-- begin --

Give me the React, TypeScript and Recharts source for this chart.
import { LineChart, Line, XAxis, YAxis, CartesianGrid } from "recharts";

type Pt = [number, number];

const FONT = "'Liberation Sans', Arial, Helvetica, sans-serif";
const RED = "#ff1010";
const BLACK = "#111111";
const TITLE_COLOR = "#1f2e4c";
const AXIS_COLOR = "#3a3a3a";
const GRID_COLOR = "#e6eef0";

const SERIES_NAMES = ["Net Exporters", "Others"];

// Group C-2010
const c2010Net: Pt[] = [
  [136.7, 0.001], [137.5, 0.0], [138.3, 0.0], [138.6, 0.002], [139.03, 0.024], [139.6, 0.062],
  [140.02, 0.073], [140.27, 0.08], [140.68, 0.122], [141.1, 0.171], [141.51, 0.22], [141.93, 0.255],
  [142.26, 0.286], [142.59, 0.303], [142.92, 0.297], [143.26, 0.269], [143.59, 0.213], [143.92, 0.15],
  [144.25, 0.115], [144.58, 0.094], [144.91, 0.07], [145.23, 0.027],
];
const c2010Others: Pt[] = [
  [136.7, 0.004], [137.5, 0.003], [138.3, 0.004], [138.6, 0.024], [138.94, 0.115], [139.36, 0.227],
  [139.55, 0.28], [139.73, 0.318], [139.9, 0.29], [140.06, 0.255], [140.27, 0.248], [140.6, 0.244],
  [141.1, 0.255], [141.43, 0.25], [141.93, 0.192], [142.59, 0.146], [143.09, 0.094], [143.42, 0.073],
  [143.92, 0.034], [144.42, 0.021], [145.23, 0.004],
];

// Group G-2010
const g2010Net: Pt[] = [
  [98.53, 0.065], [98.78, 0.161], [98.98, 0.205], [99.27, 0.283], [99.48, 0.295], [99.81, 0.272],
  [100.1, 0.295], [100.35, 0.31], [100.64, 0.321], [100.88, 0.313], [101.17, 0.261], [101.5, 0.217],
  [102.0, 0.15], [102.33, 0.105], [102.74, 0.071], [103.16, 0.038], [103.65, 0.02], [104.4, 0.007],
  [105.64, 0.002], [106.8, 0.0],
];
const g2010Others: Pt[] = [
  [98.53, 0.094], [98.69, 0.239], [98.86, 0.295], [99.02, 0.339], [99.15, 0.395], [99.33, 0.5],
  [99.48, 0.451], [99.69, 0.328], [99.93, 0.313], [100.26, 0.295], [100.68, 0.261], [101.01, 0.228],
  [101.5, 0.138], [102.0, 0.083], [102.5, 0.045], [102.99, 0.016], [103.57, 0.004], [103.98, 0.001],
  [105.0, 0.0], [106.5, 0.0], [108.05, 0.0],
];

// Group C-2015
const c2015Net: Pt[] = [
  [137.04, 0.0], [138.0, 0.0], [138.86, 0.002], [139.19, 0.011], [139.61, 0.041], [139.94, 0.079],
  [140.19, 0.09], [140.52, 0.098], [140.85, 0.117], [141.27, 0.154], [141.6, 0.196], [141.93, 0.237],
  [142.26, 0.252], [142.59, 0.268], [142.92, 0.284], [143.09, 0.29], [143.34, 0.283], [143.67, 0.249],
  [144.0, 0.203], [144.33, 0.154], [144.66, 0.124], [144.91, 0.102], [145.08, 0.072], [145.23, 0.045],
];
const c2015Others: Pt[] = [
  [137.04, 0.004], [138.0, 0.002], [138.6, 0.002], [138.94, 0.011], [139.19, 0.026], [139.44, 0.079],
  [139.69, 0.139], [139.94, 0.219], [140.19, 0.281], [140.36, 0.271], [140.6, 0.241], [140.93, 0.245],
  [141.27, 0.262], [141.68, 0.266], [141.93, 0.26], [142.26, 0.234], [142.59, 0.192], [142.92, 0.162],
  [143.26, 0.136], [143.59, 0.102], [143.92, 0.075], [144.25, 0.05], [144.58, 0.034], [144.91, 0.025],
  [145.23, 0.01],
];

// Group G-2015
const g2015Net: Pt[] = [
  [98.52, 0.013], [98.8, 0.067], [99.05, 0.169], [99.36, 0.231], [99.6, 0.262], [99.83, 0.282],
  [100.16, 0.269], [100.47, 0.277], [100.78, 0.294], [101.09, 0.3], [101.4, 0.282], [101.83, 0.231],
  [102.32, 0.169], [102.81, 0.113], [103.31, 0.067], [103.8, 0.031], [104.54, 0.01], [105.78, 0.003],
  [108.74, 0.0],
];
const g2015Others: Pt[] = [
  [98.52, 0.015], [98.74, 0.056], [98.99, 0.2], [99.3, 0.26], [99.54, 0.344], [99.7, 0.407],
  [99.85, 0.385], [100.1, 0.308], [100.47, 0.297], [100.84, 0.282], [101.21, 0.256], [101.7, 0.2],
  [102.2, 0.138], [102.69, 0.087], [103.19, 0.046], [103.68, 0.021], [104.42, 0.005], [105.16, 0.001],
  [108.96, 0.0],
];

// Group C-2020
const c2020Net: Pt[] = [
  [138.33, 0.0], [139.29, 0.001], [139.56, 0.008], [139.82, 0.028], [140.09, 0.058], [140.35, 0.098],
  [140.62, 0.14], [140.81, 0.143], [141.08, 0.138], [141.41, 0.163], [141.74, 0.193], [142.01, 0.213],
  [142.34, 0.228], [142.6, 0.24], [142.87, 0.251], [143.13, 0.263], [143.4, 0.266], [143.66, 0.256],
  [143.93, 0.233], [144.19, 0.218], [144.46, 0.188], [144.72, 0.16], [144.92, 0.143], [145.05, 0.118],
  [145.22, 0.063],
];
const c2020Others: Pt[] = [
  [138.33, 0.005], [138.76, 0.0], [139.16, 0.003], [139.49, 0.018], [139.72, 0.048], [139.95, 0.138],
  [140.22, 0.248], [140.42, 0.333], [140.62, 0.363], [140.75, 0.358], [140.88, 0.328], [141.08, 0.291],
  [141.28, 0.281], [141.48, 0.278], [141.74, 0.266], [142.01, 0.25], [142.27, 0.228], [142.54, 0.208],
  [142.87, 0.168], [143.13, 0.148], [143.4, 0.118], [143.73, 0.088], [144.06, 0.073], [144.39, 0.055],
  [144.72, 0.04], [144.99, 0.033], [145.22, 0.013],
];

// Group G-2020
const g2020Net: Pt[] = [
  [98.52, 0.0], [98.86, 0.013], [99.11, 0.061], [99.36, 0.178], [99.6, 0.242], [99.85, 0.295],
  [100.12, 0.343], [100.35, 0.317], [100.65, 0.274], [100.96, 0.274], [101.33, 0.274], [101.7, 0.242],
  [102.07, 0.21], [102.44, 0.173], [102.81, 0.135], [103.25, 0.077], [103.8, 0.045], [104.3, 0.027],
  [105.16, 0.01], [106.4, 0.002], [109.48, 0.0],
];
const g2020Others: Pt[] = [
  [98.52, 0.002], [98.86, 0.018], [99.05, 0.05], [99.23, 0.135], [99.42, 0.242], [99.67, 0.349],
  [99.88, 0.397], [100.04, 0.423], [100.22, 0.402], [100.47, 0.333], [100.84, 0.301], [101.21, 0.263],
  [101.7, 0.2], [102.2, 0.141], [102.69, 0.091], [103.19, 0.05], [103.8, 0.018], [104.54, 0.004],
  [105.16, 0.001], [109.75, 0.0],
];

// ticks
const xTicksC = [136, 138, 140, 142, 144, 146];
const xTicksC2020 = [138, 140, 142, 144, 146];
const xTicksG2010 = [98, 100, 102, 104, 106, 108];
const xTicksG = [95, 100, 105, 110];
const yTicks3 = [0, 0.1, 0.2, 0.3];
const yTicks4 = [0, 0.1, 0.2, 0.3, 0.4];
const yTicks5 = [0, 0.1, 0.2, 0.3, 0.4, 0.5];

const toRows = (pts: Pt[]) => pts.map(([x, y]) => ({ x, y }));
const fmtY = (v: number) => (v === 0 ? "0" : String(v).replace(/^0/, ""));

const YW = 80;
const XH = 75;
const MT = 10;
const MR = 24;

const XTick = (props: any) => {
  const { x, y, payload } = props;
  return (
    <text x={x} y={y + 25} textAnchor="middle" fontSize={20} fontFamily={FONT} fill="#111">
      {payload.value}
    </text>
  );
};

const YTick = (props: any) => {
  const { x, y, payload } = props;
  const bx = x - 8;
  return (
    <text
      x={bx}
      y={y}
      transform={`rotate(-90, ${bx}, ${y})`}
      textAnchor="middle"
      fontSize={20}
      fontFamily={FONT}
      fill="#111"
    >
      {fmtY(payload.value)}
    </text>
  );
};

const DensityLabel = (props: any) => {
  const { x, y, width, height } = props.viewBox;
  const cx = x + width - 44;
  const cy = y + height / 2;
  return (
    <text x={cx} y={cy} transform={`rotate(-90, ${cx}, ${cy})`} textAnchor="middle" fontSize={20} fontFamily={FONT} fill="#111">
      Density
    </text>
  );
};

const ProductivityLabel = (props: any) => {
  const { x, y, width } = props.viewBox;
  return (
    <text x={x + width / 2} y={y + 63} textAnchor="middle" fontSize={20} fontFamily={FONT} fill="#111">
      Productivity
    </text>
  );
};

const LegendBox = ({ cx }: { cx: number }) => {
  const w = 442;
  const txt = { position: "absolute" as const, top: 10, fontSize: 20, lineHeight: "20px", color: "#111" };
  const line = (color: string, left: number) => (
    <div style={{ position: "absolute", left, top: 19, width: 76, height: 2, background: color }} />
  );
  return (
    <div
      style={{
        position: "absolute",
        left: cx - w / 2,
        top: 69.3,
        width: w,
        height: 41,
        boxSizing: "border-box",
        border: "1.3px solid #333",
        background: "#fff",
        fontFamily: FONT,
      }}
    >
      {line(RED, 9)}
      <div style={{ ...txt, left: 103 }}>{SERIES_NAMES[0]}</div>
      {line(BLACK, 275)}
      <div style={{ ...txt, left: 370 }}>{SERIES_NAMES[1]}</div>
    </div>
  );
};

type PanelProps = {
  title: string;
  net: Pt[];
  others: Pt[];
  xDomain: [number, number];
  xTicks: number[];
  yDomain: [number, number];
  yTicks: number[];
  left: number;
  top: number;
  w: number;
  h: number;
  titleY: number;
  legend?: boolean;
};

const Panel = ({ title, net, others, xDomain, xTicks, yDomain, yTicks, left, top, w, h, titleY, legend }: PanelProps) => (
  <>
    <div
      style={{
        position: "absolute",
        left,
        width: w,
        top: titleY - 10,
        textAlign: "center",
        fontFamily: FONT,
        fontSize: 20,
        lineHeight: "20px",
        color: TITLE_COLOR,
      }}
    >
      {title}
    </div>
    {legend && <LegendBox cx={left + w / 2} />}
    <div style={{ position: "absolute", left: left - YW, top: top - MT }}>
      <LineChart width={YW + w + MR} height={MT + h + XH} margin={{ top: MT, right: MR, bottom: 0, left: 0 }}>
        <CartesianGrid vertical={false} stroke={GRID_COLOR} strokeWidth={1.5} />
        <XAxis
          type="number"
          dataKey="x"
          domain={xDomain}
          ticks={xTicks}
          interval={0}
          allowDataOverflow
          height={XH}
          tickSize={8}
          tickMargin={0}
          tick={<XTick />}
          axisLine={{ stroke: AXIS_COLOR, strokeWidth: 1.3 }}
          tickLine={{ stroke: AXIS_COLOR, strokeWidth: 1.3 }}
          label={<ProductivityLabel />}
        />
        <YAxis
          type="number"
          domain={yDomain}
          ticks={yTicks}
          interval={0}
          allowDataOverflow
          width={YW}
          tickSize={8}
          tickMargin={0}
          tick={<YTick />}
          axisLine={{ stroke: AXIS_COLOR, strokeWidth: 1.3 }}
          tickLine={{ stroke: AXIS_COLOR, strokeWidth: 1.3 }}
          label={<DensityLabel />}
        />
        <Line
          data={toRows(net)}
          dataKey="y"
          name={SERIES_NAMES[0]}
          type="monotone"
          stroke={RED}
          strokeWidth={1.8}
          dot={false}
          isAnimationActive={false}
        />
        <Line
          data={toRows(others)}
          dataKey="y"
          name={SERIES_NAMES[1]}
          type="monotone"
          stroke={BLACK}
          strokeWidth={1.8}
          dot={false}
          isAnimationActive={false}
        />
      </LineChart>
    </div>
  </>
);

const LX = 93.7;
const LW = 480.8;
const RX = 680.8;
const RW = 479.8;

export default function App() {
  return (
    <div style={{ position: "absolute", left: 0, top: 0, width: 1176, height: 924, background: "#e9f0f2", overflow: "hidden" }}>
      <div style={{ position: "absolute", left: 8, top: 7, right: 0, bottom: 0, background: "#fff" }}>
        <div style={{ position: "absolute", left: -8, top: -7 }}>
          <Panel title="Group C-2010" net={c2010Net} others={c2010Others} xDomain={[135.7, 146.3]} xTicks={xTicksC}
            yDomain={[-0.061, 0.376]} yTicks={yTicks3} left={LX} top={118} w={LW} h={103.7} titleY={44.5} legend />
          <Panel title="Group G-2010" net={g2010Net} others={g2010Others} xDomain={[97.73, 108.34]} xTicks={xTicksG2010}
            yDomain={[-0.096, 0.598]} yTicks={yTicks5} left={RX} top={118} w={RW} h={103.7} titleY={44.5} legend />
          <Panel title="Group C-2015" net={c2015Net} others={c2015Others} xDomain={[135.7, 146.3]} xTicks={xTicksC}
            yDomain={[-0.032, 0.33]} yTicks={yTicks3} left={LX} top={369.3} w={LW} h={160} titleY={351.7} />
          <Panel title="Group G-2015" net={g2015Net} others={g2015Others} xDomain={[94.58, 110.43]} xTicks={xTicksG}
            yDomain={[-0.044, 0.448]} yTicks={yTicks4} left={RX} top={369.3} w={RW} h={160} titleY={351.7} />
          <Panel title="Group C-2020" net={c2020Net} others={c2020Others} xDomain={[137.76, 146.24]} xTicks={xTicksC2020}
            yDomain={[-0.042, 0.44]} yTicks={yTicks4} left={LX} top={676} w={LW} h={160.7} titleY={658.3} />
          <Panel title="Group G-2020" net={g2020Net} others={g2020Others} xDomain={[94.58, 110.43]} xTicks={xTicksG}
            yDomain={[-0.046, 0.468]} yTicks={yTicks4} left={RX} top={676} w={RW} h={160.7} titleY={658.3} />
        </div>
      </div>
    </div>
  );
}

-- end --
-- begin --

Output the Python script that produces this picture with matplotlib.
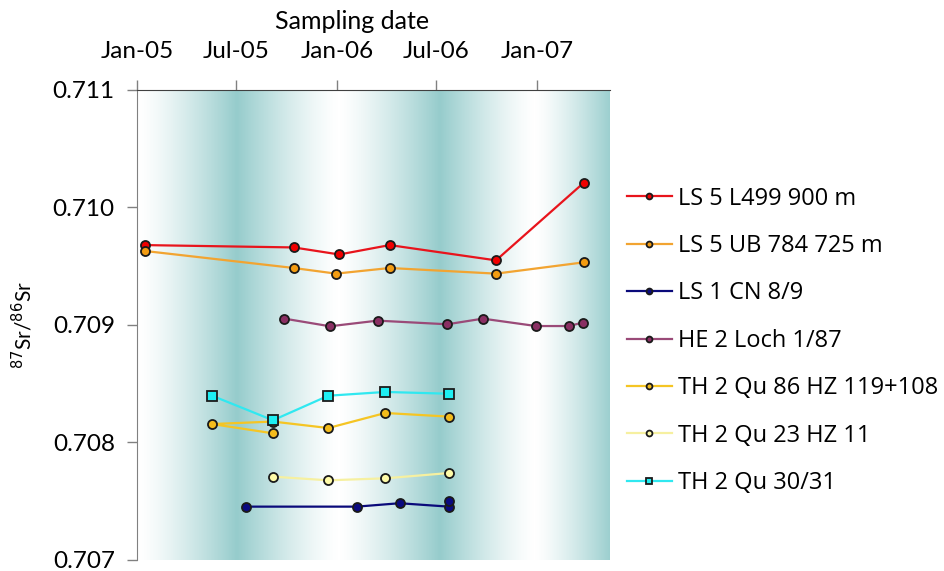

-- end --

### Required task
Solely the line containing "Give me the", the line containing "type Pt = [number, number];", and the lines between them are to be given again, exactly as written.

### Finished exercise
Give me the React, TypeScript and Recharts source for this chart.
import { LineChart, Line, XAxis, YAxis, CartesianGrid } from "recharts";

type Pt = [number, number];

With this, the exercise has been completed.